▶ _Exercise brief_:
All of the listing below must be repeated word for word. Pictures are the only thing to omit.

▶ _Data extract_:
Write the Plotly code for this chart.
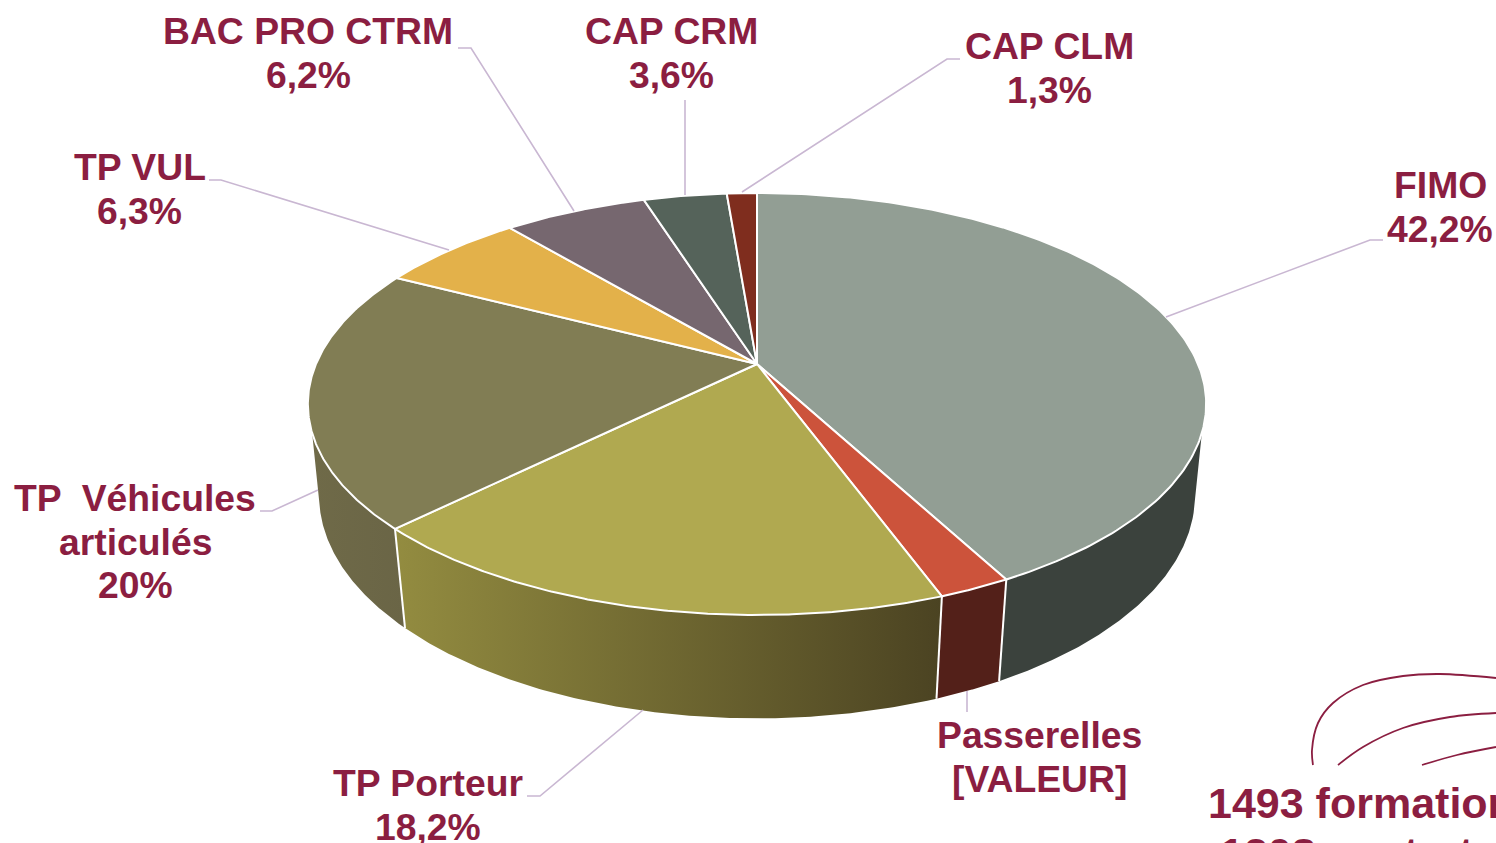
import numpy as np
import plotly.graph_objects as go

categories = ["FIMO", "Passerelles", "TP Porteur", "TP Véhicules articulés", "TP VUL",
              "BAC PRO CTRM", "CAP CRM", "CAP CLM"]
values = [42.2, 2.2, 18.2, 20.0, 6.3, 6.2, 3.6, 1.3]
top_colors = ["#929E94", "#CC533B", "#B0A950", "#817D54", "#E3B14A", "#76676F", "#55635A", "#7F2D1E"]
wall_left = ["#3B423D", "#532019", "#938C40", "#6F6A48", None, None, None, None]
wall_right = ["#3B423D", "#532019", "#4B4322", "#6A6546", None, None, None, None]

label_lines = [
    ["FIMO", "42,2%"],
    ["Passerelles", "[VALEUR]"],
    ["TP Porteur", "18,2%"],
    ["TP  Véhicules", "articulés", "20%"],
    ["TP VUL", "6,3%"],
    ["BAC PRO CTRM", "6,2%"],
    ["CAP CRM", "3,6%"],
    ["CAP CLM", "1,3%"],
]
label_first_line = [(1440, 185), (1039, 735), (427.5, 783), (135, 498), (139.5, 167), (308, 31), (671.5, 31), (1049, 46)]
leaders = [
    [(1166, 317), (1370, 240), (1383, 240)],
    [(967, 691), (967, 712)],
    [(643, 710), (540, 796), (527, 796)],
    [(318, 490), (272, 511), (260, 511)],
    [(449, 250), (221, 180), (209, 180)],
    [(574, 211), (471, 48), (458, 48)],
    [(685, 195), (685, 100)],
    [(742, 192), (947, 59), (960, 59)],
]
note_lines = ["1493 formations", "1208 contrats"]
note_curves = [
    [(1313, 765), (1312, 750), (1318, 723), (1333, 703), (1363, 685), (1403, 676), (1440, 674), (1496, 678)],
    [(1338, 765), (1363, 747), (1403, 728), (1450, 717), (1496, 713)],
    [(1422, 765), (1457, 755), (1496, 747)],
]

# Projection of the tilted disc
CX, CY = 757.0, 364.0
A, B, K = 441.0, 203.4, 0.1896
DEPTH_W, DEPTH_H = 0.0247, 92.5
WALL_TOP = (108.6, 251.4)
WALL_BOTTOM = (105.0, 255.0)
TEXT = "#8B1E41"
LEADER = "#C9B7D2"
FONT = "Liberation Sans, Arial, sans-serif"


def project(theta_deg, lower=False):
    t = np.radians(theta_deg)
    s, c = np.sin(t), np.cos(t)
    if lower:
        w = 1 + K * c + DEPTH_W
        return CX + A * s / w, CY + (-B * c + DEPTH_H) / w
    w = 1 + K * c
    return CX + A * s / w, CY - B * c / w


edges = np.concatenate([[0], np.cumsum(values)]) / np.sum(values) * 360
fig = go.Figure()

# Walls, front part only
for i, cat in enumerate(categories):
    lo_t, hi_t = max(edges[i], WALL_TOP[0]), min(edges[i + 1], WALL_TOP[1])
    if hi_t <= lo_t:
        continue
    lo_b, hi_b = max(edges[i], WALL_BOTTOM[0]), min(edges[i + 1], WALL_BOTTOM[1])
    xt, yt = project(np.linspace(lo_t, hi_t, 120))
    xb, yb = project(np.linspace(hi_b, lo_b, 120), lower=True)
    x = np.concatenate([xt, xb, xt[:1]])
    y = np.concatenate([yt, yb, yt[:1]])
    fig.add_trace(go.Scatter(
        x=x, y=y, mode="lines", fill="toself", name=cat, showlegend=False, hoverinfo="skip",
        line=dict(width=0),
        fillgradient=dict(type="horizontal", start=float(x.min()), stop=float(x.max()),
                          colorscale=[[0, wall_left[i]], [1, wall_right[i]]]),
    ))

# Seams between walls
for e in edges[1:-1]:
    if WALL_TOP[0] < e < WALL_TOP[1]:
        xt, yt = project(e)
        xb, yb = project(e, lower=True)
        fig.add_trace(go.Scatter(x=[xt, xb], y=[yt, yb], mode="lines", showlegend=False, hoverinfo="skip",
                                 line=dict(color="white", width=2)))

# Top faces
for i, cat in enumerate(categories):
    th = np.linspace(edges[i], edges[i + 1], 200)
    xt, yt = project(th)
    fig.add_trace(go.Scatter(
        x=np.concatenate([[CX], xt, [CX]]), y=np.concatenate([[CY], yt, [CY]]),
        mode="lines", fill="toself", fillcolor=top_colors[i], name=cat, showlegend=False,
        line=dict(color="white", width=2), hovertemplate=f"{cat}: {values[i]}%<extra></extra>",
    ))

# Leader lines
for pts in leaders:
    fig.add_trace(go.Scatter(x=[p[0] for p in pts], y=[p[1] for p in pts], mode="lines",
                             line=dict(color=LEADER, width=1.6), showlegend=False, hoverinfo="skip"))

# Decorative curves
for pts in note_curves:
    fig.add_trace(go.Scatter(x=[p[0] for p in pts], y=[p[1] for p in pts], mode="lines",
                             line=dict(color=TEXT, width=1.8, shape="spline", smoothing=1.0),
                             showlegend=False, hoverinfo="skip"))

# Labels
annotations = []
for lines, (lx, ly) in zip(label_lines, label_first_line):
    for j, txt in enumerate(lines):
        annotations.append(dict(x=lx, y=ly + j * 43.6, text=f"<b>{txt}</b>", showarrow=False,
                                xanchor="center", yanchor="middle", xref="x", yref="y",
                                font=dict(family=FONT, size=37.3, color=TEXT)))
annotations.append(dict(x=1373, y=803, text=f"<b>{note_lines[0]}</b>", showarrow=False,
                        xanchor="center", yanchor="middle", xref="x", yref="y",
                        font=dict(family=FONT, size=43, color=TEXT)))
annotations.append(dict(x=1358, y=827, text=f"<b>{note_lines[1]}</b>", showarrow=False,
                        xanchor="center", yanchor="top", xref="x", yref="y",
                        font=dict(family=FONT, size=43, color=TEXT)))

fig.update_layout(
    width=1496, height=843, margin=dict(l=0, r=0, t=0, b=0),
    paper_bgcolor="white", plot_bgcolor="white", showlegend=False,
    xaxis=dict(range=[0, 1496], visible=False, fixedrange=True),
    yaxis=dict(range=[843, 0], visible=False, fixedrange=True),
    annotations=annotations,
)
fig.write_html("out.html", post_script="document.body.style.margin='0';document.body.style.overflow='hidden';",
               config={"displayModeBar": False})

▶ _Correct answer_:
Write the Plotly code for this chart.
import numpy as np
import plotly.graph_objects as go

categories = ["FIMO", "Passerelles", "TP Porteur", "TP Véhicules articulés", "TP VUL",
              "BAC PRO CTRM", "CAP CRM", "CAP CLM"]
values = [42.2, 2.2, 18.2, 20.0, 6.3, 6.2, 3.6, 1.3]
top_colors = ["#929E94", "#CC533B", "#B0A950", "#817D54", "#E3B14A", "#76676F", "#55635A", "#7F2D1E"]
wall_left = ["#3B423D", "#532019", "#938C40", "#6F6A48", None, None, None, None]
wall_right = ["#3B423D", "#532019", "#4B4322", "#6A6546", None, None, None, None]

label_lines = [
    ["FIMO", "42,2%"],
    ["Passerelles", "[VALEUR]"],
    ["TP Porteur", "18,2%"],
    ["TP  Véhicules", "articulés", "20%"],
    ["TP VUL", "6,3%"],
    ["BAC PRO CTRM", "6,2%"],
    ["CAP CRM", "3,6%"],
    ["CAP CLM", "1,3%"],
]
label_first_line = [(1440, 185), (1039, 735), (427.5, 783), (135, 498), (139.5, 167), (308, 31), (671.5, 31), (1049, 46)]
leaders = [
    [(1166, 317), (1370, 240), (1383, 240)],
    [(967, 691), (967, 712)],
    [(643, 710), (540, 796), (527, 796)],
    [(318, 490), (272, 511), (260, 511)],
    [(449, 250), (221, 180), (209, 180)],
    [(574, 211), (471, 48), (458, 48)],
    [(685, 195), (685, 100)],
    [(742, 192), (947, 59), (960, 59)],
]
note_lines = ["1493 formations", "1208 contrats"]
note_curves = [
    [(1313, 765), (1312, 750), (1318, 723), (1333, 703), (1363, 685), (1403, 676), (1440, 674), (1496, 678)],
    [(1338, 765), (1363, 747), (1403, 728), (1450, 717), (1496, 713)],
    [(1422, 765), (1457, 755), (1496, 747)],
]

# Projection of the tilted disc
CX, CY = 757.0, 364.0
A, B, K = 441.0, 203.4, 0.1896
DEPTH_W, DEPTH_H = 0.0247, 92.5
WALL_TOP = (108.6, 251.4)
WALL_BOTTOM = (105.0, 255.0)
TEXT = "#8B1E41"
LEADER = "#C9B7D2"
FONT = "Liberation Sans, Arial, sans-serif"


def project(theta_deg, lower=False):
    t = np.radians(theta_deg)
    s, c = np.sin(t), np.cos(t)
    if lower:
        w = 1 + K * c + DEPTH_W
        return CX + A * s / w, CY + (-B * c + DEPTH_H) / w
    w = 1 + K * c
    return CX + A * s / w, CY - B * c / w


edges = np.concatenate([[0], np.cumsum(values)]) / np.sum(values) * 360
fig = go.Figure()

# Walls, front part only
for i, cat in enumerate(categories):
    lo_t, hi_t = max(edges[i], WALL_TOP[0]), min(edges[i + 1], WALL_TOP[1])
    if hi_t <= lo_t:
        continue
    lo_b, hi_b = max(edges[i], WALL_BOTTOM[0]), min(edges[i + 1], WALL_BOTTOM[1])
    xt, yt = project(np.linspace(lo_t, hi_t, 120))
    xb, yb = project(np.linspace(hi_b, lo_b, 120), lower=True)
    x = np.concatenate([xt, xb, xt[:1]])
    y = np.concatenate([yt, yb, yt[:1]])
    fig.add_trace(go.Scatter(
        x=x, y=y, mode="lines", fill="toself", name=cat, showlegend=False, hoverinfo="skip",
        line=dict(width=0),
        fillgradient=dict(type="horizontal", start=float(x.min()), stop=float(x.max()),
                          colorscale=[[0, wall_left[i]], [1, wall_right[i]]]),
    ))

# Seams between walls
for e in edges[1:-1]:
    if WALL_TOP[0] < e < WALL_TOP[1]:
        xt, yt = project(e)
        xb, yb = project(e, lower=True)
        fig.add_trace(go.Scatter(x=[xt, xb], y=[yt, yb], mode="lines", showlegend=False, hoverinfo="skip",
                                 line=dict(color="white", width=2)))

# Top faces
for i, cat in enumerate(categories):
    th = np.linspace(edges[i], edges[i + 1], 200)
    xt, yt = project(th)
    fig.add_trace(go.Scatter(
        x=np.concatenate([[CX], xt, [CX]]), y=np.concatenate([[CY], yt, [CY]]),
        mode="lines", fill="toself", fillcolor=top_colors[i], name=cat, showlegend=False,
        line=dict(color="white", width=2), hovertemplate=f"{cat}: {values[i]}%<extra></extra>",
    ))

# Leader lines
for pts in leaders:
    fig.add_trace(go.Scatter(x=[p[0] for p in pts], y=[p[1] for p in pts], mode="lines",
                             line=dict(color=LEADER, width=1.6), showlegend=False, hoverinfo="skip"))

# Decorative curves
for pts in note_curves:
    fig.add_trace(go.Scatter(x=[p[0] for p in pts], y=[p[1] for p in pts], mode="lines",
                             line=dict(color=TEXT, width=1.8, shape="spline", smoothing=1.0),
                             showlegend=False, hoverinfo="skip"))

# Labels
annotations = []
for lines, (lx, ly) in zip(label_lines, label_first_line):
    for j, txt in enumerate(lines):
        annotations.append(dict(x=lx, y=ly + j * 43.6, text=f"<b>{txt}</b>", showarrow=False,
                                xanchor="center", yanchor="middle", xref="x", yref="y",
                                font=dict(family=FONT, size=37.3, color=TEXT)))
annotations.append(dict(x=1373, y=803, text=f"<b>{note_lines[0]}</b>", showarrow=False,
                        xanchor="center", yanchor="middle", xref="x", yref="y",
                        font=dict(family=FONT, size=43, color=TEXT)))
annotations.append(dict(x=1358, y=827, text=f"<b>{note_lines[1]}</b>", showarrow=False,
                        xanchor="center", yanchor="top", xref="x", yref="y",
                        font=dict(family=FONT, size=43, color=TEXT)))

fig.update_layout(
    width=1496, height=843, margin=dict(l=0, r=0, t=0, b=0),
    paper_bgcolor="white", plot_bgcolor="white", showlegend=False,
    xaxis=dict(range=[0, 1496], visible=False, fixedrange=True),
    yaxis=dict(range=[843, 0], visible=False, fixedrange=True),
    annotations=annotations,
)
fig.write_html("out.html", post_script="document.body.style.margin='0';document.body.style.overflow='hidden';",
               config={"displayModeBar": False})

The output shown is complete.